Preparing for my testimony, I walked into the Brickyard Café in West Farmington at 6:15 and asked all those present who had operated a chainsaw under age 21. All males present raised their hands. Inquiring further, I established that one had first operated that tool at age 17, seven at age 14 or 15, one at age 13. Jimmy Gilbert, who operates a garage, guessed he was 6 or 7 when he first ran one.
Continuing my research at the Farmington Rotary Breakfast, I established that 18 members had operated a chainsaw under 21; 10 of those under age 15.
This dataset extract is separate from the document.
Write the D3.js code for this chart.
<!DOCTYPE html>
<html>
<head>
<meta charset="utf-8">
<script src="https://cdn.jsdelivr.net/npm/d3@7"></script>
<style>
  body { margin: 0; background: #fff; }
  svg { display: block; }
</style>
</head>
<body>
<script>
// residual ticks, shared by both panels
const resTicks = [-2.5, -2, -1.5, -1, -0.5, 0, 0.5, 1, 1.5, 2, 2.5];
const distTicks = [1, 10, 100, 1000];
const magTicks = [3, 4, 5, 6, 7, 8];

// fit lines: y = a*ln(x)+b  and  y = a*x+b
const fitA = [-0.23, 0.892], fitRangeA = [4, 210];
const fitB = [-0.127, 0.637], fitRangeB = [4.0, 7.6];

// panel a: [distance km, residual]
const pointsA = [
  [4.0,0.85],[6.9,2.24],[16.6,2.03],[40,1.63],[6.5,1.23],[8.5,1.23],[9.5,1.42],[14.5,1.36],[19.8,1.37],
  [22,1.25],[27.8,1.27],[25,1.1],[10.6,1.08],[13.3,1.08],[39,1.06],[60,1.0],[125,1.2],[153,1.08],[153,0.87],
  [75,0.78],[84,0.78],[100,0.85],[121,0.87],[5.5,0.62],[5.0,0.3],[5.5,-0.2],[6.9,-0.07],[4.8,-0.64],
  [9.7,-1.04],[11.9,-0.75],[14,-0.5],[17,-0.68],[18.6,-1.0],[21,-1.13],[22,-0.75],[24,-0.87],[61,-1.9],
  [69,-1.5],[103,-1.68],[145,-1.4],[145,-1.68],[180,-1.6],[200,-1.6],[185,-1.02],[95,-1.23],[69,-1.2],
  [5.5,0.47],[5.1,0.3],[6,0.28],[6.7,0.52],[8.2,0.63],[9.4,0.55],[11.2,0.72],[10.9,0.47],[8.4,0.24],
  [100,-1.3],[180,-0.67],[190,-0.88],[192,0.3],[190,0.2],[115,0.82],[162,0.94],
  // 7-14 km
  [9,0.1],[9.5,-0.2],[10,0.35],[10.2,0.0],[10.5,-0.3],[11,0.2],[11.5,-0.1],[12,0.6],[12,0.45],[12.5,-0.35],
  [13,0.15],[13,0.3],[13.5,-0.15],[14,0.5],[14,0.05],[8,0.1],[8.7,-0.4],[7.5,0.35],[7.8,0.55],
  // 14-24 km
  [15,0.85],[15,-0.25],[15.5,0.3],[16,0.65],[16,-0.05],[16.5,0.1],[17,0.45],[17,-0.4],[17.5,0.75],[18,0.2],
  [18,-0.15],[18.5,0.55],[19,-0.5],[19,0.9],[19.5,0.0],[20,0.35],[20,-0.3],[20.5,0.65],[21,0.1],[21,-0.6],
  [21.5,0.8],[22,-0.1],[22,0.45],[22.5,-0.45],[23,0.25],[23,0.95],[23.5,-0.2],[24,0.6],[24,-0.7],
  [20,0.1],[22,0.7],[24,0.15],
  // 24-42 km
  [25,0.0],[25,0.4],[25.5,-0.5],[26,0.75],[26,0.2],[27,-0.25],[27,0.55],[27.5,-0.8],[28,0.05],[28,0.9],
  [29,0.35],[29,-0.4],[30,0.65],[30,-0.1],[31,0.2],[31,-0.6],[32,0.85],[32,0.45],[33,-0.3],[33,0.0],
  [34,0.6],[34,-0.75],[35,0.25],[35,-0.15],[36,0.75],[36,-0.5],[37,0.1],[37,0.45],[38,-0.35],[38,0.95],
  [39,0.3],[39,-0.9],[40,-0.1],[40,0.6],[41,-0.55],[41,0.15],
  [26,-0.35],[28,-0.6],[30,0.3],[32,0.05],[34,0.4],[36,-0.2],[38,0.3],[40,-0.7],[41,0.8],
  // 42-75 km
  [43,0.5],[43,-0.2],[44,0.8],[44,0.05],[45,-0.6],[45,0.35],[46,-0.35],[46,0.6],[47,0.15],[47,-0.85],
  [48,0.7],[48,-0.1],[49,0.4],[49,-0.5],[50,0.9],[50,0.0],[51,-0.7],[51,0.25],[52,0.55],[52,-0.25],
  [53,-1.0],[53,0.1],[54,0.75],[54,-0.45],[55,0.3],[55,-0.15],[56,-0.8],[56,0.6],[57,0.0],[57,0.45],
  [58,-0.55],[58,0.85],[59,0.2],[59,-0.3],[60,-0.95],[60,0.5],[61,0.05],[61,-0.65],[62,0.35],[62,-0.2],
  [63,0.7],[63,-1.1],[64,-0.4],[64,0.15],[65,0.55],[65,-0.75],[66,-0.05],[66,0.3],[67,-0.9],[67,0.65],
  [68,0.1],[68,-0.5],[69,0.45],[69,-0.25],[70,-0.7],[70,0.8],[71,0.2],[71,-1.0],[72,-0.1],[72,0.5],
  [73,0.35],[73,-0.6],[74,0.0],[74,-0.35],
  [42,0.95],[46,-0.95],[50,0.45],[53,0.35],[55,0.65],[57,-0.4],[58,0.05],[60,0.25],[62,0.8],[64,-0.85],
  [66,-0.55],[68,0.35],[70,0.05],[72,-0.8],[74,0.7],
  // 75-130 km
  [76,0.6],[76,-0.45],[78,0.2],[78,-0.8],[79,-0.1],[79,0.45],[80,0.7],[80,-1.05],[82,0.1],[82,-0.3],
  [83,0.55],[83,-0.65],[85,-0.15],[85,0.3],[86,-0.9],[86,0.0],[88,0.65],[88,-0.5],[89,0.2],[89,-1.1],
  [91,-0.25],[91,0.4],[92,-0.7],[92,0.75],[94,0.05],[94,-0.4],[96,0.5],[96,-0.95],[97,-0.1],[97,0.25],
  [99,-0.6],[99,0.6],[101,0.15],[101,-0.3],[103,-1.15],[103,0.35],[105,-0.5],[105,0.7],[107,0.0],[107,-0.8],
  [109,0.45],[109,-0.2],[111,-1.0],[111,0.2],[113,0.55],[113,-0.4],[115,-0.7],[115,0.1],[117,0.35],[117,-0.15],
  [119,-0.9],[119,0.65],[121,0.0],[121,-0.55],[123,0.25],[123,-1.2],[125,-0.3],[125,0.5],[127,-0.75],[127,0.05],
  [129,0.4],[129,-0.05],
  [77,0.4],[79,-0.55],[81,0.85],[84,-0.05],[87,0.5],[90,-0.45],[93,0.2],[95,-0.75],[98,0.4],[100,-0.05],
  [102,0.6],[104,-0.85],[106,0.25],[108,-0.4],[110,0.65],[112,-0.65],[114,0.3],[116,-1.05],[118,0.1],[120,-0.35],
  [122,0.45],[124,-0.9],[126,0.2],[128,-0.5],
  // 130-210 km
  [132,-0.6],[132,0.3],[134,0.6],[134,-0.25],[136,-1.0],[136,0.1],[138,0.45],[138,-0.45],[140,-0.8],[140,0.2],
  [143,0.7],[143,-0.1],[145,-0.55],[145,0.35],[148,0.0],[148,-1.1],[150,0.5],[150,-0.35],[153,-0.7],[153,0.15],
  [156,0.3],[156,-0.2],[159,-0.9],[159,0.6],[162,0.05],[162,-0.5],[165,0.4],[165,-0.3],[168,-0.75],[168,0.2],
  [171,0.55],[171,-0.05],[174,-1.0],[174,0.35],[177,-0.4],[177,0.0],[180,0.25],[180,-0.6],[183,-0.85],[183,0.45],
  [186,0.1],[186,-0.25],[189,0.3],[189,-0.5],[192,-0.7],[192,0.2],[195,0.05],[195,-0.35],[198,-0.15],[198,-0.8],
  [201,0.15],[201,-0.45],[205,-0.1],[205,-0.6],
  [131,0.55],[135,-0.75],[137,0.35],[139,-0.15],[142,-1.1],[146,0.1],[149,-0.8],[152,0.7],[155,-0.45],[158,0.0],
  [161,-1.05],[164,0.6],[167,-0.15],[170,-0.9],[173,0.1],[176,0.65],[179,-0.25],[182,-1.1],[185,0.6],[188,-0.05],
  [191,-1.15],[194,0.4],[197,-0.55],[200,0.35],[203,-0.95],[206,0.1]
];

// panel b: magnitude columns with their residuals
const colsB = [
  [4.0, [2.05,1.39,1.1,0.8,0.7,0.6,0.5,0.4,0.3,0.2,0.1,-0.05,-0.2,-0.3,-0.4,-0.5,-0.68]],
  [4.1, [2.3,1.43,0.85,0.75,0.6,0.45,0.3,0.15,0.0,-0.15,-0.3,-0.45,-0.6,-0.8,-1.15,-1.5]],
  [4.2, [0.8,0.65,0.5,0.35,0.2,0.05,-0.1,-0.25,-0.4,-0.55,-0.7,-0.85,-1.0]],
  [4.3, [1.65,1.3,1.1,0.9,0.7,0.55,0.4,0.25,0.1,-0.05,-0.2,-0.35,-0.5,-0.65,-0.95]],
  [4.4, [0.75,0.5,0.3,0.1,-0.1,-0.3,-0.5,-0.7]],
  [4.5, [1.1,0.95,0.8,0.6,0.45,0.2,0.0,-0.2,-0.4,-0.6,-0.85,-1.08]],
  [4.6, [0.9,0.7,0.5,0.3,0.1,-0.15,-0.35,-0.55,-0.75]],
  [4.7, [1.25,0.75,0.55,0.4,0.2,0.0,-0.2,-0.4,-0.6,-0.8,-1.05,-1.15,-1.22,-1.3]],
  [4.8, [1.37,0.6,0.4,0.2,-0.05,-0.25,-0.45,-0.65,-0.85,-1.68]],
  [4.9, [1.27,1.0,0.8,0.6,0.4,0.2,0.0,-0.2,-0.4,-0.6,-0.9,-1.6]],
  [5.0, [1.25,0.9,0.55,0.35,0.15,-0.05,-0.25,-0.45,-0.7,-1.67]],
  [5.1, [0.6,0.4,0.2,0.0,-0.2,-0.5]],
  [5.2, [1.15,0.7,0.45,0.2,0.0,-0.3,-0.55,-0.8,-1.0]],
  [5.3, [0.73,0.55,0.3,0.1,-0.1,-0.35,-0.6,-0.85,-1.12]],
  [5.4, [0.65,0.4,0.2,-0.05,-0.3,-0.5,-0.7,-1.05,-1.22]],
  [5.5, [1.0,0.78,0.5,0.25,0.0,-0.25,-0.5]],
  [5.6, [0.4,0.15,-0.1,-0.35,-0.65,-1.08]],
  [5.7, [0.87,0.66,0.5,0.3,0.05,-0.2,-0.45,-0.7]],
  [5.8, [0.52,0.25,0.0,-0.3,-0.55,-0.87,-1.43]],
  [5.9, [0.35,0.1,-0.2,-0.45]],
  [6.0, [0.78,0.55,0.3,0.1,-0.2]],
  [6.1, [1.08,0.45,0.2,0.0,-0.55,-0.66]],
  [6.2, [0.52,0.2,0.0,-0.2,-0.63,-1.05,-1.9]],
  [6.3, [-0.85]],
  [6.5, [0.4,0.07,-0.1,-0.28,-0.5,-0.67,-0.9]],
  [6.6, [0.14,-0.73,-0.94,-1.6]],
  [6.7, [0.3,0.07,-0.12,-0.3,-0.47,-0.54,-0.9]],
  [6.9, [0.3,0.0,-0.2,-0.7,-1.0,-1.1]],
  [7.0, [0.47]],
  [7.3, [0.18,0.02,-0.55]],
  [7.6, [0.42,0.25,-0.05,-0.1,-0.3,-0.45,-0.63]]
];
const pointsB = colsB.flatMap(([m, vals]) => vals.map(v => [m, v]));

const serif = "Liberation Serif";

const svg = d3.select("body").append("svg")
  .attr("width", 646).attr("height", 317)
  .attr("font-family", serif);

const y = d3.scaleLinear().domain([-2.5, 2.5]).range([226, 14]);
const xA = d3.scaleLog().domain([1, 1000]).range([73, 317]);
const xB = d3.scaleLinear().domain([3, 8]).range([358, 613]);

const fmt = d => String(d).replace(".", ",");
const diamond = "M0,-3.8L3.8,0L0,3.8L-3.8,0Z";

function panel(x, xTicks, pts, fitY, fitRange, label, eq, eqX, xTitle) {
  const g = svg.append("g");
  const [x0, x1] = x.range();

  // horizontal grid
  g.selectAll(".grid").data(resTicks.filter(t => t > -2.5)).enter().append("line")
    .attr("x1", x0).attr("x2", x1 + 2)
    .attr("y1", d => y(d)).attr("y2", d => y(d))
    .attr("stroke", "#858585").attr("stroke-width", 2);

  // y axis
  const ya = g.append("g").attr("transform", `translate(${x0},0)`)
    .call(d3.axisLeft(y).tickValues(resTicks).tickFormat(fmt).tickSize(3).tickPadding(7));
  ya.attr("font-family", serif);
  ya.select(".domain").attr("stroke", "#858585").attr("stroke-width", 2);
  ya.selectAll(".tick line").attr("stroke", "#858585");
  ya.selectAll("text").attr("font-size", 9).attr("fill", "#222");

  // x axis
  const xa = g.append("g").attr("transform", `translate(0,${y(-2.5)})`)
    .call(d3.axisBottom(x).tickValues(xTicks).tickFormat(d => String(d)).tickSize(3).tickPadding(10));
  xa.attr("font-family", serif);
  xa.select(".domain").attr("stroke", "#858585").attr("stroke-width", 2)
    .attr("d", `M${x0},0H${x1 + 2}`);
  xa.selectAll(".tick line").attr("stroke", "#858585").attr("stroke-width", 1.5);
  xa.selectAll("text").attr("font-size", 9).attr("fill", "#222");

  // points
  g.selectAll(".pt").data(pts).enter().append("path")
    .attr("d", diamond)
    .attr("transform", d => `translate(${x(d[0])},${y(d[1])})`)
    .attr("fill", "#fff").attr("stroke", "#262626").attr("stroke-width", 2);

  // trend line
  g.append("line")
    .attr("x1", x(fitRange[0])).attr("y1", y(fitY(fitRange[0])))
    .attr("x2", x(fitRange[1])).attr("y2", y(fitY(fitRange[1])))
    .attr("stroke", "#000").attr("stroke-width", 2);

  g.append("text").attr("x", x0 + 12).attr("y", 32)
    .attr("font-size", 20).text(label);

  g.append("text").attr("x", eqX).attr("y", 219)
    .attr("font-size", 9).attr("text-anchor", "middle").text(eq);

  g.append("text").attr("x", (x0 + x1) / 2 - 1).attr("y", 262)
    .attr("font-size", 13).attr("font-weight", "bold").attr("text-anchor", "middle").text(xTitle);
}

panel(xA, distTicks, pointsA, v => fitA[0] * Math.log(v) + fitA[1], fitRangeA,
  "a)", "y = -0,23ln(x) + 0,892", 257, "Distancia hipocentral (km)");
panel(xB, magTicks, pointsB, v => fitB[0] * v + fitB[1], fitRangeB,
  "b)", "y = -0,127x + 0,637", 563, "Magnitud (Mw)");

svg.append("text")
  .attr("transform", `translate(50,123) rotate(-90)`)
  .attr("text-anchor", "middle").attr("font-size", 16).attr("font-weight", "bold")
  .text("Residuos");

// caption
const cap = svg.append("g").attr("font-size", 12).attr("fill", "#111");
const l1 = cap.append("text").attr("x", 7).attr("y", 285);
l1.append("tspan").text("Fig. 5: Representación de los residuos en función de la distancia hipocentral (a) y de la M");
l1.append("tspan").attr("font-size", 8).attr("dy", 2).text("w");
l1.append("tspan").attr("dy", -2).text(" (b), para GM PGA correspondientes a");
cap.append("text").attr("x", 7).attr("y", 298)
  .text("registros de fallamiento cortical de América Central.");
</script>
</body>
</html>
The fire marshals stand firmly behind the prohibition. Their experience teaches them that people cause most fires, so it follows that the more the state restricts people, the fewer fires. True enough: The CPSC calculated that 2,532 fires were caused by fireworks in 1997, 0.3 percent of the total. Assuming current figures are comparable, I don't how it is possible to justify diverting resources from preventing 99.7 percent of fires in order to harass fireworks purchasers.
In all honesty, I admit that I knew a fellow in high school who suffered a painful injury when a bomb blew up in his hand. It should be noted, however, that it was a real bomb, not a commercial pyrotechnic. This would be clear grounds for abolishing high school chemistry.
In sum, either Maine's fireworks restrictions are a case of whimsical officiousness, or the state has fallen far short of the necessary safety measures, and it should go ahead and license chainsaw operators, abolish skateboards and bikes and take steps to keep pens and pencils out of the hands of small children. Maybe they could abolish silverware while they're at it.